Alkol ile ilgili olarak, hükümet olduğu günden bu yana her fırsatta yasakçı tavrını sürdüren, türlü türlü uygulamalarla bu alanda hak gasplarını yaratan bir siyasal iradenin varlığı özgürlükler açısından son derece tehlikelidir.
Bakalım daha neler neler göreceğiz(!)
Hele birde, tam bir polis devleti dönüşümüne zemin hazırlayacak iç güvenlik yasasının yasallaşması durumunda ciddi sorunlar ile karşı karşıya kalınacaktır.
Özgürlükler konusundaki saldırılar toplumu tamamıyla kontrol altına almak, dikensiz gül bahçesi yaratmak misali her noktada azgınca sürdürülen bir biçime doğru yönelmiştir.

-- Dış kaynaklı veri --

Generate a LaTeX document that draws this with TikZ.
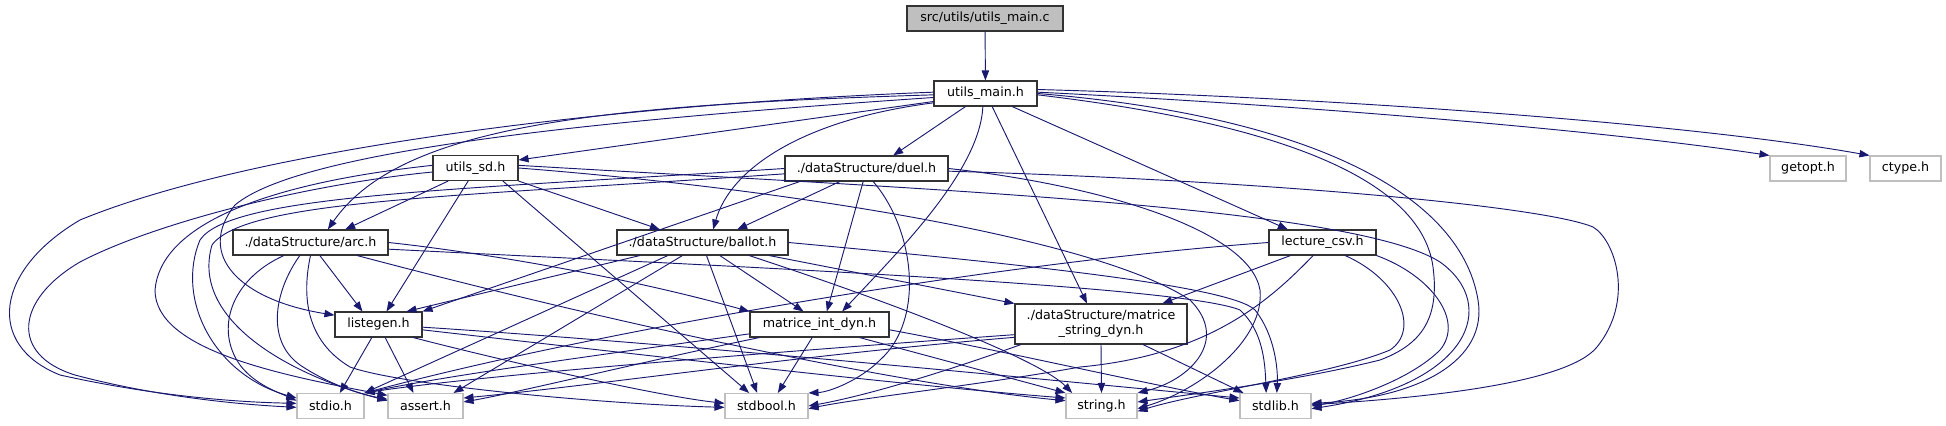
\documentclass[tikz,border=0pt]{standalone}
\usepackage{fontspec}
\setmainfont{DejaVu Sans}
\usetikzlibrary{arrows.meta}
\definecolor{edgeblue}{HTML}{191970}
\definecolor{grey75}{HTML}{BFBFBF}

\begin{document}
\begin{tikzpicture}[x=0.75pt, y=-0.75pt,
    box/.style={rectangle, minimum height=18.75pt, inner xsep=2pt, inner ysep=0pt,
      font=\fontsize{9.5}{11}\selectfont, line width=0.8pt},
    hdr/.style={box, draw=black!80},
    syshdr/.style={box, draw=grey75},
    srcfile/.style={box, draw=black!80, fill=grey75},
    inc/.style={draw=edgeblue, line width=0.7pt, -{Triangle[length=7.5pt,width=5.5pt]}}]
    \useasboundingbox (0,0) rectangle (1946,425);

    % files
    \node[srcfile, minimum width=117pt] (main) at (985,18.5) {src/utils/utils\_main.c};
    \node[hdr, minimum width=77.25pt] (umain) at (985.5,93.5) {utils\_main.h};
    \node[hdr, minimum width=63.75pt] (usd) at (475.5,168) {utils\_sd.h};
    \node[hdr, minimum width=122.25pt] (duel) at (866.5,168.5) {./dataStructure/duel.h};
    \node[syshdr, minimum width=57pt] (getopt) at (1808,168.5) {getopt.h};
    \node[syshdr, minimum width=53.25pt] (ctype) at (1905.5,168.5) {ctype.h};
    \node[hdr, minimum width=116.25pt] (arc) at (310.5,242.5) {./dataStructure/arc.h};
    \node[hdr, minimum width=128.25pt] (ballot) at (702.5,242.5) {./dataStructure/ballot.h};
    \node[hdr, minimum width=80.25pt] (lcsv) at (1322.5,242.5) {lecture\_csv.h};
    \node[hdr, minimum width=65.25pt] (listegen) at (378.5,324.5) {listegen.h};
    \node[hdr, minimum width=104.25pt] (mint) at (819.5,324.5) {matrice\_int\_dyn.h};
    \node[hdr, minimum width=129pt, minimum height=30pt, align=center] (mstr) at (1101,324) {./dataStructure/matrice\\\_string\_dyn.h};
    \node[syshdr, minimum width=50.25pt] (stdio) at (330.5,406) {stdio.h};
    \node[syshdr, minimum width=56.25pt] (assert) at (425.5,406) {assert.h};
    \node[syshdr, minimum width=62.25pt] (stdbool) at (766.5,406) {stdbool.h};
    \node[syshdr, minimum width=53.25pt] (string) at (1101.5,406) {string.h};
    \node[syshdr, minimum width=53.25pt] (stdlib) at (1275.5,406) {stdlib.h};

    % utils_main.c
    \draw[inc] (main) -- (umain);

    % utils_main.h
    \draw[inc] ([yshift=-6pt]umain.west) -- ([yshift=6pt]usd.east);
    \draw[inc] ([xshift=-15pt]umain.south) -- ([xshift=20pt]duel.north);
    \draw[inc] ([yshift=-7pt]umain.west) .. controls (800,120) and (730,170) .. ([xshift=8pt]ballot.north);
    \draw[inc] ([yshift=-1pt]umain.west) .. controls (600,105) and (400,125) .. ([xshift=13pt]arc.north);
    \draw[inc] ([yshift=-3pt]umain.west) .. controls (600,120) and (300,150) .. (235,205)
      .. controls (195,255) and (240,300) .. ([yshift=7pt]listegen.west);
    \draw[inc] ([xshift=-2pt]umain.south) .. controls (980,170) and (900,250) .. ([xshift=17pt]mint.north);
    \draw[inc] ([xshift=5pt]umain.south) -- ([xshift=-10.5pt]mstr.north);
    \draw[inc] ([xshift=20pt]umain.south) -- ([xshift=-26pt]lcsv.north);
    \draw[inc] ([yshift=1pt]umain.west) .. controls (600,105) and (250,150) .. (80,220)
      .. controls (-5,270) and (-15,345) .. (60,375) .. controls (150,395) and (230,402) .. ([yshift=2pt]stdio.west);
    \draw[inc] ([yshift=1pt]umain.east) .. controls (1300,105) and (1600,130) .. (getopt.north west);
    \draw[inc] ([yshift=3pt]umain.east) .. controls (1350,98) and (1700,125) .. (ctype.north west);
    \draw[inc] ([yshift=-1pt]umain.east) .. controls (1250,120) and (1420,170) .. (1433,267)
      .. controls (1440,320) and (1420,345) .. (1380,360) .. controls (1300,380) and (1200,393) .. ([yshift=3pt]string.east);
    \draw[inc] (umain.east) .. controls (1300,115) and (1460,190) .. (1478,300)
      .. controls (1488,360) and (1420,398) .. ([yshift=2pt]stdlib.east);

    % utils_sd.h
    \draw[inc] ([xshift=-20.5pt]usd.south) -- ([xshift=26pt]arc.north);
    \draw[inc] (usd.south east) -- ([xshift=-32pt]ballot.north);
    \draw[inc] ([xshift=-5.5pt]usd.south) -- ([xshift=6pt]listegen.north);
    \draw[inc] ([xshift=20.5pt]usd.south) -- ([xshift=-13pt]stdbool.north);
    \draw[inc] ([yshift=-3pt]usd.west) .. controls (300,185) and (150,225) .. (80,262)
      .. controls (15,300) and (10,355) .. (75,375) .. controls (150,395) and (230,404) .. ([yshift=-1pt]stdio.west);
    \draw[inc] ([yshift=2pt]usd.west) .. controls (250,185) and (160,230) .. (155,290)
      .. controls (155,350) and (280,375) .. ([yshift=8pt]assert.west);
    \draw[inc] (usd.east) .. controls (800,190) and (1100,240) .. (1190,300)
      .. controls (1230,340) and (1190,380) .. (string.north east);
    \draw[inc] ([yshift=2pt]usd.east) .. controls (900,188) and (1350,205) .. (1440,262)
      .. controls (1500,305) and (1470,385) .. ([yshift=-2pt]stdlib.east);

    % duel.h
    \draw[inc] ([xshift=-20pt]duel.south) -- ([xshift=26pt]ballot.north);
    \draw[inc] ([xshift=-2.5pt]duel.south) -- ([xshift=5.5pt]mint.north);
    \draw[inc] ([xshift=-50pt]duel.south) -- (listegen.north east);
    \draw[inc] ([xshift=5pt]duel.south) .. controls (915,230) and (925,320) .. (880,360)
      .. controls (860,380) and (830,392) .. (stdbool.north east);
    \draw[inc] (duel.west) .. controls (450,190) and (230,195) .. (200,240)
      .. controls (175,300) and (215,375) .. ([yshift=6pt]stdio.west);
    \draw[inc] ([yshift=-4pt]duel.west) .. controls (450,197) and (245,200) .. (212,245)
      .. controls (190,320) and (290,375) .. ([yshift=4pt]assert.west);
    \draw[inc] (duel.east) .. controls (1100,185) and (1250,230) .. (1260,290)
      .. controls (1265,340) and (1200,390) .. ([yshift=-2pt]string.east);
    \draw[inc] ([yshift=-2pt]duel.east) .. controls (1250,180) and (1540,205) .. (1593,227)
      .. controls (1615,240) and (1635,300) .. (1597,347) .. controls (1567,384) and (1420,398) .. ([yshift=1pt]stdlib.east);

    % arc.h
    \draw[inc] ([xshift=7pt]arc.south) -- ([xshift=-12pt]listegen.north);
    \draw[inc] ([xshift=-20pt]arc.south) .. controls (230,280) and (215,330) .. (240,365)
      .. controls (255,385) and (280,393) .. ([yshift=4pt]stdio.west);
    \draw[inc] ([xshift=-8pt]arc.south) .. controls (275,290) and (265,340) .. (300,365)
      .. controls (330,385) and (360,394) .. ([yshift=5pt]assert.west);
    \draw[inc] (arc.south) .. controls (302,295) and (305,340) .. (350,367)
      .. controls (400,385) and (600,404) .. ([yshift=-1pt]stdbool.west);
    \draw[inc] (arc.east) .. controls (450,249) and (600,270) .. (mint.north west);
    \draw[inc] ([xshift=35pt]arc.south) .. controls (600,320) and (900,385) .. ([yshift=4pt]string.west);
    \draw[inc] ([yshift=-5pt]arc.east) .. controls (700,265) and (1180,285) .. (1240,310)
      .. controls (1262,330) and (1265,360) .. ([xshift=-7pt]stdlib.north);

    % ballot.h
    \draw[inc] ([xshift=-47pt]ballot.south) -- ([xshift=21pt]listegen.north);
    \draw[inc] ([xshift=-26pt]ballot.south) -- (stdio.north east);
    \draw[inc] ([xshift=-15pt]ballot.south) -- ([xshift=21pt]assert.north);
    \draw[inc] ([xshift=3pt]ballot.south) -- ([xshift=-7pt]stdbool.north);
    \draw[inc] ([xshift=13pt]ballot.south) -- ([xshift=-12pt]mint.north);
    \draw[inc] ([xshift=35pt]ballot.south) .. controls (900,305) and (1040,360) .. ([xshift=-22pt]string.north);
    \draw[inc] ([xshift=50pt]ballot.south) -- (mstr.north west);
    \draw[inc] (ballot.east) .. controls (1000,262) and (1230,285) .. (1255,310)
      .. controls (1275,335) and (1278,370) .. ([xshift=1pt]stdlib.north);

    % lecture_csv.h
    \draw[inc] ([xshift=-24pt]lcsv.south) -- ([xshift=46pt]mstr.north);
    \draw[inc] (lcsv.west) .. controls (1000,262) and (600,330) .. (stdio.north east);
    \draw[inc] ([xshift=-7pt]lcsv.south) .. controls (1270,300) and (1210,355) .. (1080,367)
      .. controls (980,385) and (860,398) .. ([yshift=-2pt]stdbool.east);
    \draw[inc] ([xshift=17pt]lcsv.south) .. controls (1400,280) and (1420,330) .. (1390,350)
      .. controls (1330,375) and (1200,392) .. ([yshift=-4pt]string.east);
    \draw[inc] (lcsv.south east) .. controls (1430,275) and (1465,320) .. (1440,350)
      .. controls (1410,380) and (1350,400) .. (stdlib.east);

    % listegen.h
    \draw[inc] ([xshift=-5pt]listegen.south) -- ([xshift=7pt]stdio.north);
    \draw[inc] ([xshift=5pt]listegen.south) -- ([xshift=-9pt]assert.north);
    \draw[inc] ([xshift=26pt]listegen.south) .. controls (480,355) and (650,395) .. ([yshift=2pt]stdbool.west);
    \draw[inc] ([yshift=-4pt]listegen.east) .. controls (600,350) and (900,385) .. ([yshift=6pt]string.west);
    \draw[inc] ([yshift=-2pt]listegen.east) .. controls (700,345) and (1100,385) .. ([yshift=6pt]stdlib.west);

    % matrice_int_dyn.h
    \draw[inc] ([xshift=-5.5pt]mint.south) -- ([xshift=8.5pt]stdbool.north);
    \draw[inc] ([yshift=-7pt]mint.west) .. controls (600,355) and (450,375) .. (stdio.north east);
    \draw[inc] ([xshift=-45pt]mint.south) .. controls (650,360) and (520,392) .. ([yshift=3pt]assert.east);
    \draw[inc] ([xshift=30pt]mint.south) -- (string.north west);
    \draw[inc] ([yshift=-4pt]mint.east) .. controls (1000,350) and (1150,385) .. ([yshift=4pt]stdlib.west);

    % matrice_string_dyn.h
    \draw[inc] ([yshift=-8pt]mstr.west) .. controls (800,350) and (480,375) .. (stdio.north east);
    \draw[inc] ([yshift=-10pt]mstr.west) .. controls (800,355) and (600,385) .. ([yshift=6pt]assert.east);
    \draw[inc] ([xshift=-60pt]mstr.south) .. controls (950,370) and (870,395) .. (stdbool.east);
    \draw[inc] (mstr.south) -- (string.north);
    \draw[inc] ([xshift=31.5pt]mstr.south) -- ([xshift=-24pt]stdlib.north);
\end{tikzpicture}
\end{document}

7 Haziran seçimlerinin önemi, böylesi nedenlere bağlı olarak daha çok kendisini hissettirmektedir.
Bu saldırıları boşa çıkarmak adına sürdürülecek mücadeleye destek olacak bir parlemento matematiğini yaratacak performans oluşturulmasının gerektiği göz ardı edilmemelidir..
Siyasal gericiliğin bu saldırılarını boşa çıkaracak olan süreç;  HDP’nin barajı aşarak parlamentoya girmesi ile destek bulacaktır.
Bu gelişme küçümsenemez.
Bir kez daha demokrasi özgürlük güçlerinin bu konuyu gözden geçirmeleri, buna uygun somut tavırlarını belirlemeleri gerekir.
Genel birtakım söylevlerle halkın karşısına çıkmanın bugüne kadar bir kazanım yaratmadığını biliyoruz.
7 Haziran’da halkın ilgisini çeken demokrasi ve özgürlük konusunda bir çekim alanı olan HDP’nin desteklenmesini anlaşılır bir şekilde, dile getirmekten çekinmemek gerekir.
Seçimlere bağlı olarak görev budur; genel söylevler gölgesine sığınarak, somut hedeflerini belirleyememiş, kendi içinde eklektik ve anlaşılır olmayan politikaların AKP gericiliğine karşı verilecek mücadeleye olumlu katkısı olmayacaktır.